1.     Help Your Students Find Appropriate Topics
Librarian can give suggestions, require or instruct students how to find a good topic. Many times students get discouraged if their topic is too broad, too narrow, or too difficult to research. Our experience can help steer students away from topics impossible to research with the resources available.

2.    Come to Your Classroom
Are you sure your students really know how to research? Invite a librarian to your class.  Instruction is most effective if the assignment has already been given and the students have started to realize that they don’t know how to complete the task.  By providing the librarian with the assignment, the librarian will be able to focus the instruction so it is most relevant and helpful to the students. There is no way we can cover everything there is to know about library research in a single 45 minute session! Feel free to ask us back!
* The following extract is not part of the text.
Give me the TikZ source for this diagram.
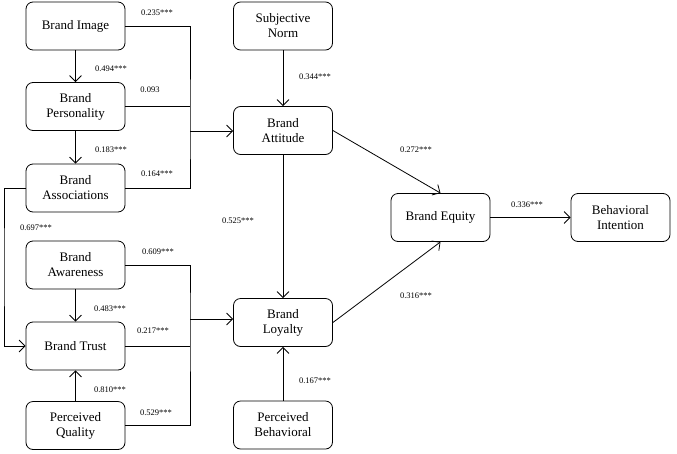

LibGuides and New Catalog2

3.      Test Your Assignment
Test your assignment yourself, especially if you’ve given the students a fairly focused topic.  Kirkwood Libraries have a terrific collection of print and electronic resources, but we do not have the same types of resources as a large research institution.  Sometimes needed materials don’t exist – period. You won’t find a research paper over a topic that’s local. Pick a sample topic the students are likely to choose and try using the library resources to complete the assignment. If you can’t do it, neither can they!

4.      Be Specific About What Resources They Can Use
Tell the students what kinds of resources are acceptable very specifically.   Will you allow documents from the open web?  What about if the students limit their web resources to .gov sites – especially if they need statistics?  Are you
counting information or article databases as web resources? What do you mean by scholarly article, anything from a scholarly publication or only research studies? Do you only want research studies or would qualitative or summative articles work?  Without such guidance, students are likely to do all their research on Wikipedia or go to the opposite extreme and refuse to use electronic resources at all.  With more and more scholarly sources and government statistics published in electronic-only format, it is no longer practical to limit students to print resources, but neither is Wikipedia an acceptable source in scholarly research.  Depending on the topic and the seriousness of the scholarship required, students need guidance understanding what sources are appropriate and why.

5.      Make Plagiarism Hard To Do
Make your assignment plagiarism-resistant by requiring a particular combination of resources or by asking “what if” questions that are not likely to be found written about elsewhere.

6.      Stress That Research Comes Before Writing Papers
Make sure students understand that research comes before writing the paper.  Many students come to the library reference desk and announce they’re done writing the paper, now they just need some resources.  While this may be better than the opposite extreme of just writing a report with no thoughts of their own, it defeats the point of doing research before reaching a
conclusion!

7.      Consider Grading the Process
Grading the process and not just the product.  Students are more likely to actively engage in the research process (and less likely to plagiarize!) if you require them to turn in intermediate steps, such as their topics, a preliminary list of resources (along with the first page or abstracts of the resources), a rough draft, etc.